Philippe Charland: quand la curiosité pique un non-autochtone…

ÉDUCATION. Philippe Charland enseigne l’abénakis depuis près 10 ans au Collège Kiuna. Il est aussi professeur de langue abénakise à l’Université de Sherbrooke. Il est l’une des rares personnes au Québec à parler l’abénakis.

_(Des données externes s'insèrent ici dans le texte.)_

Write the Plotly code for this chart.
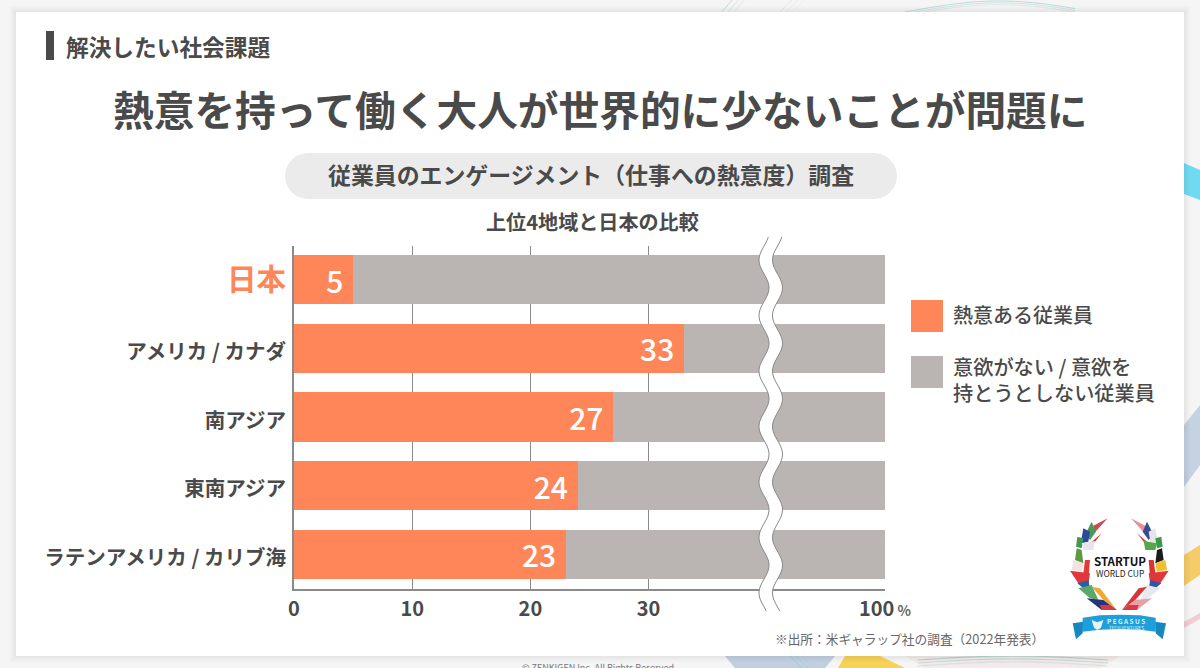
import math
import plotly.graph_objects as go

regions = ["日本", "アメリカ / カナダ", "南アジア", "東南アジア", "ラテンアメリカ / カリブ海"]
engaged = [5, 33, 27, 24, 23]
others = [95, 67, 73, 76, 77]
x_tick_values = [0, 10, 20, 30, 50]
x_tick_labels = ["0", "10", "20", "30", "100<span style='font-size:14px;color:#666'> %</span>"]
grid_values = [10, 20, 30]
series_names = ["熱意ある従業員", "意欲がない / 意欲を<br>持とうとしない従業員"]

ORANGE = "#ff8658"
GRAY = "#bab5b2"
INK = "#4a4a4a"
FONT = "Noto Sans CJK JP"
W, H = 1200, 668


def px(x):
    return x / W


def py(y):
    return 1 - y / H


def poly(points, fill, opacity=1, layer="above", ox=0, oy=0, scale=1, closed=True):
    d = "M " + " L ".join(f"{px(ox + a * scale):.5f},{py(oy + b * scale):.5f}" for a, b in points)
    if closed:
        d += " Z"
    s = dict(type="path", xref="paper", yref="paper", path=d, layer=layer, opacity=opacity,
             line=dict(width=0))
    if closed:
        s["fillcolor"] = fill
    return s


def line_path(points, color, width, opacity=1, layer="below"):
    d = "M " + " L ".join(f"{px(a):.5f},{py(b):.5f}" for a, b in points)
    return dict(type="path", xref="paper", yref="paper", path=d, layer=layer, opacity=opacity,
                line=dict(color=color, width=width))


def rect(x0, y0, x1, y1, fill, layer="below", opacity=1):
    return dict(type="rect", xref="paper", yref="paper", x0=px(x0), x1=px(x1), y0=py(y1), y1=py(y0),
                fillcolor=fill, line=dict(width=0), layer=layer, opacity=opacity)


def note(text, x, y, size, color=INK, anchor="left", weight=700, align="left", **kw):
    return dict(text=text, x=px(x), y=py(y), xref="paper", yref="paper", xanchor=anchor, yanchor="middle",
                showarrow=False, align=align, font=dict(family=FONT, size=size, color=color, weight=weight), **kw)


shapes = []
# background decoration
shapes += [
    poly([(1184, 163), (1200, 170), (1200, 200), (1184, 194)], "#58d6ee", 0.85, "below"),
    poly([(1184, 425), (1200, 405), (1200, 465), (1184, 487)], "#b9c9dc", 0.8, "below"),
    poly([(1184, 555), (1200, 545), (1200, 575), (1184, 586)], "#f6c85a", 0.9, "below"),
    poly([(1184, 622), (1200, 613), (1200, 619), (1184, 628)], "#f3c6d0", 0.9, "below"),
    poly([(725, 656), (835, 656), (825, 668), (735, 668)], "#bccbdc", 0.9, "below"),
    poly([(845, 656), (880, 656), (905, 668), (838, 668)], "#f7d04e", 0.95, "below"),
    poly([(905, 656), (1120, 656), (1100, 668), (925, 668)], "#f3e6e6", 0.7, "below"),
]
for off, op in ((0, 0.55), (3, 0.35), (6, 0.25)):
    pts = [(905 + i * 8.5, 12 - 11 * math.sin(i / 20 * math.pi * 0.9) + off * 0.6) for i in range(21)]
    shapes.append(line_path(pts, "#8fc9c6", 1, op))
    pts = [(918 + i * 9.5, 668 - 8 + off - 4 * math.sin(i / 20 * math.pi)) for i in range(21)]
    shapes.append(line_path(pts, "#7fc4bf", 1.2, op))
    shapes.append(line_path([(722 + off * 2, 12), (732 + off * 2, 0)], "#9cc9c9", 1, op))
    shapes.append(line_path([(780 + off * 2, 12), (792 + off * 2, 0)], "#cfe0e0", 1, op))
    shapes.append(line_path([(790 + off * 2, 656), (802 + off * 2, 668)], "#8ccac6", 1, op))

# card with a soft shadow
for g, op in ((6, 0.015), (4, 0.02), (2, 0.025)):
    shapes.append(rect(16 - g, 12 - g, 1184 + g, 656 + g, "#000000", opacity=op))
shapes.append(rect(16, 12, 1184, 656, "#ffffff"))

# heading marker and pill
shapes.append(rect(46, 31, 54, 60, INK))
r = 23
shapes.append(dict(type="path", xref="paper", yref="paper", layer="below", fillcolor="#ebebeb", line=dict(width=0),
                   path=("M " + " L ".join(
                       f"{px(a):.5f},{py(b):.5f}" for a, b in
                       [(285 + r - r * math.sin(t / 12 * math.pi), 176 - r * math.cos(t / 12 * math.pi)) for t in range(13)]
                       + [(897 - r + r * math.sin(t / 12 * math.pi), 176 + r * math.cos(t / 12 * math.pi)) for t in range(13)]
                   ) + " Z")))

# axis break
period = 55.5
ys = [237 + i * 2 for i in range(188)]
left = [(764 + 5 * math.cos((y - 260) / period * 2 * math.pi + math.pi), y) for y in ys]
right = [(a + 13.5, b) for a, b in left]
shapes.append(poly(left + right[::-1], "#ffffff"))
shapes.append(line_path(left, "#8a8a8a", 1, layer="above"))
shapes.append(line_path(right, "#8a8a8a", 1, layer="above"))

# legend swatches
shapes.append(rect(911, 300, 943, 332, ORANGE, "above"))
shapes.append(rect(911, 356, 943, 388, GRAY, "above"))

# emblem
LOGO = dict(ox=1040, oy=505, scale=1 / 3)
pieces = [
    ([(203, 40), (160, 62), (165, 82)], "#cf4a56", "#e8909a"),
    ([(155, 50), (168, 80), (150, 105), (135, 90)], "#4a9a5a", "#3b4a8e"),
    ([(130, 70), (150, 80), (145, 110), (122, 115)], "#2b4a9a", "#e4e4ea"),
    ([(112, 95), (130, 100), (125, 130), (108, 125)], "#3f9a50", "#3a9a4a"),
    ([(185, 85), (150, 115), (140, 130), (165, 110)], "#d83a3a", "#d83a3a"),
    ([(125, 115), (165, 108), (160, 135), (130, 135)], "#e6e6ec", "#54a84a"),
    ([(110, 130), (125, 135), (130, 175), (105, 165)], "#5f9a3e", "#1b1b1b"),
    ([(100, 165), (130, 175), (125, 200), (95, 195)], "#f2e2e2", "#f0c030"),
    ([(135, 165), (150, 165), (145, 225), (130, 205)], "#e23a3a", "#d9362f"),
    ([(90, 197), (150, 205), (145, 240), (115, 235)], "#e0383a", "#e0383a"),
    ([(112, 235), (145, 225), (150, 250), (130, 250)], "#2a5fa8", "#3058a8"),
    ([(115, 250), (155, 240), (175, 285), (150, 280)], "#5aa86a", "#e8e8f0"),
    ([(155, 245), (180, 250), (230, 315), (190, 285)], "#f0a830", "#d8353a"),
    ([(140, 280), (190, 285), (230, 315), (185, 315)], "#27337a", "#e8a0a6"),
    ([(180, 300), (210, 300), (230, 315), (185, 315)], "#d83a44", "#d83a44"),
]
for pts, c_left, c_right in pieces:
    shapes.append(poly(pts, c_left, **LOGO))
    shapes.append(poly([(476 - a, b) for a, b in pts], c_right, **LOGO))
shapes.append(poly([(98, 355), (130, 350), (128, 385), (108, 403)], "#1787bf", **LOGO))
shapes.append(poly([(378, 355), (345, 350), (347, 385), (368, 403)], "#1787bf", **LOGO))
shapes.append(poly([(128, 338), (180, 331), (240, 329), (300, 331), (347, 338), (347, 380), (300, 374),
                    (240, 372), (180, 374), (128, 380)], "#1f9fda", **LOGO))
shapes.append(poly([(155, 345), (172, 352), (190, 345), (183, 368), (172, 375), (162, 368)], "#e6f3fa", **LOGO))

annotations = [
    note("解決したい社会課題", 64, 46, 22.7, weight=700),
    note("熱意を持って働く大人が世界的に少ないことが問題に", 599.5, 108, 40.7, anchor="center"),
    note("従業員のエンゲージメント（仕事への熱意度）調査", 591, 174, 22.9, anchor="center"),
    note("上位4地域と日本の比較", 592.5, 221, 20.1, anchor="center"),
    note(series_names[0], 951, 314, 20, weight=500),
    note(series_names[1], 951, 379.5, 20.2, weight=500),
    note("※出所：米ギャラップ社の調査（2022年発表）", 773, 638, 12.7, color="#666666", weight=400),
    note("© ZENKIGEN Inc. All Rights Reserved.", 599, 667, 9, color="#777777", anchor="center", weight=400),
    note("STARTUP", 1119.5, 561, 11.5, color="#111111", anchor="center", weight=700),
    note("WORLD CUP", 1119.5, 573, 8.5, color="#222222", anchor="center", weight=400),
    note("P E G A S U S", 1126, 621, 6.5, color="#ffffff", anchor="center", weight=500),
    note("TECH VENTURES", 1126, 627.5, 4.5, color="#e8f6fc", anchor="center", weight=400),
]

tick_text = [f"<span style='font-size:29.5px;color:{ORANGE}'>{regions[0]}</span>"] + regions[1:]

fig = go.Figure()
fig.add_bar(y=regions, x=engaged, orientation="h", name="熱意ある従業員", marker=dict(color=ORANGE, line=dict(width=0)),
            text=[f"{v}\u00a0" for v in engaged], textposition="inside", insidetextanchor="end",
            constraintext="none", textangle=0,
            textfont=dict(family=FONT, size=30, color="#ffffff", weight=500), showlegend=False, hoverinfo="skip")
fig.add_bar(y=regions, x=others, orientation="h", name="意欲がない / 意欲を持とうとしない従業員",
            marker=dict(color=GRAY, line=dict(width=0)), showlegend=False, hoverinfo="skip")
# carries the region labels on a second axis set a few pixels lower than the bars' axis
fig.add_scatter(y=regions, x=engaged, xaxis="x2", yaxis="y2", mode="markers", marker=dict(opacity=0, size=1),
                showlegend=False, hoverinfo="skip")

fig.update_layout(
    width=W, height=H, autosize=False, margin=dict(l=0, r=0, t=0, b=0, pad=0),
    barmode="stack", bargap=0.285,
    paper_bgcolor="#f5f5f5", plot_bgcolor="rgba(0,0,0,0)",
    font=dict(family=FONT, color=INK),
    shapes=shapes, annotations=annotations,
    xaxis=dict(domain=[px(294), px(885)], range=[0, 50], tickmode="array", tickvals=x_tick_values,
               ticktext=x_tick_labels, showgrid=False, zeroline=False, showline=True, linecolor="#8a8a8a",
               linewidth=1.5, ticks="", ticklabelstandoff=2, automargin=False,
               tickfont=dict(family=FONT, size=20, color=INK, weight=700),
               minor=dict(tickmode="array", tickvals=grid_values, showgrid=True, gridcolor="#8a8a8a",
                          gridwidth=1, ticks="")),
    yaxis=dict(domain=[py(588.5), py(245.5)], range=[4.5, -0.5], type="category",
               categoryorder="array", categoryarray=regions, showticklabels=False,
               showgrid=False, zeroline=False, showline=True,
               linecolor="#8a8a8a", linewidth=1.5, ticks="", automargin=False),
    xaxis2=dict(domain=[px(294), px(885)], range=[0, 50], anchor="y2", visible=False, automargin=False),
    yaxis2=dict(domain=[py(592), py(249)], anchor="x2", range=[4.5, -0.5], type="category",
                categoryorder="array", categoryarray=regions, tickmode="array",
                tickvals=regions, ticktext=tick_text, showgrid=False, zeroline=False, showline=False,
                ticks="", ticklabelstandoff=7, automargin=False,
                tickfont=dict(family=FONT, size=20.5, color=INK, weight=700)),
)

fig.write_html("out.html", config=dict(displayModeBar=False),
               post_script="document.body.style.margin='0';document.body.style.overflow='hidden';")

L’enseignant dans la quarantaine vient de remettre à Patrimoine Canada un dictionnaire français-abénakis de près de 5 000 mots, rédigé en collaboration avec le conseil de bande d’Odanak et des membres de la communauté abénaquise. Il s’est inspiré de manuscrits datant des 18e et 19e siècles produits par des jésuites, mais aussi d’ouvrages produits par des Algonquins. Il est en train de peaufiner une nouvelle version de 10 000 mots de ce dictionnaire. «C’est comme un guide qui permet d’aller plus loin».

Pourquoi cette langue? «Quand j’étais aux études… à la fin du siècle passé, je voulais suivre un cours de langue autochtone et je n’en trouvais nulle part», sauf à Odanak. «J’ai suivi des cours pendant une dizaine d’années». Il retransmet au collège Kiuna ce qu’il a appris.

«Je donne le cours à Odanak et à Wôlinak depuis 2014. C’est comme si mon loisir était devenu mon emploi», nous dit M. Charland, qui n’est pas du tout autochtone. Alors pourquoi cette langue en particulier? « C’est comme une découverte. La façon dont les langues algonquines sont faites, c’est souvent une description des choses. C’est un peu un défi de comprendre comment la langue est organisée. Grammaticalement parlant, c’est complexe. Je trouve ça beau. C’est comme une autre façon de voir le monde». Qui a déjà entendu ou lu de la poésie autochtone, comprend l’imagerie qui fait la force de la langue.

L’abénakis est une langue en dormance, très peu utilisée, dit-il. «Il n’y a plus de locuteurs L1 (dont c’est la langue maternelle), mais des gens qui ont réappris» la langue, nous dit M. Charland. L’abénakis qui est une langue à part entière «comme toutes les autres langues autochtones au Québec. Ce n’est pas un dialecte».

Pourquoi enseigner l’abénakis au Collège Kiuna? «C’est l’opportunité pour les langues de se développer dans un cadre structuré». Ces cours se donnent presque en tête à tête avec des groupes de moins de cinq étudiants. «Le fait que ça entre dans un cadre scolaire, ils s’assoient, vont étudier, vont faire des travaux et vont progresser plus vite. Kiuna, c’est ça que ça permet. Le DEC en arts, lettres et communication permet de commencer à former des gens qui pourront éventuellement me remplacer. Maintenant, il y a un cursus qui est créé pour suivre des cours dans un DEC accrédité par le ministère», nous dit Philippe Charland.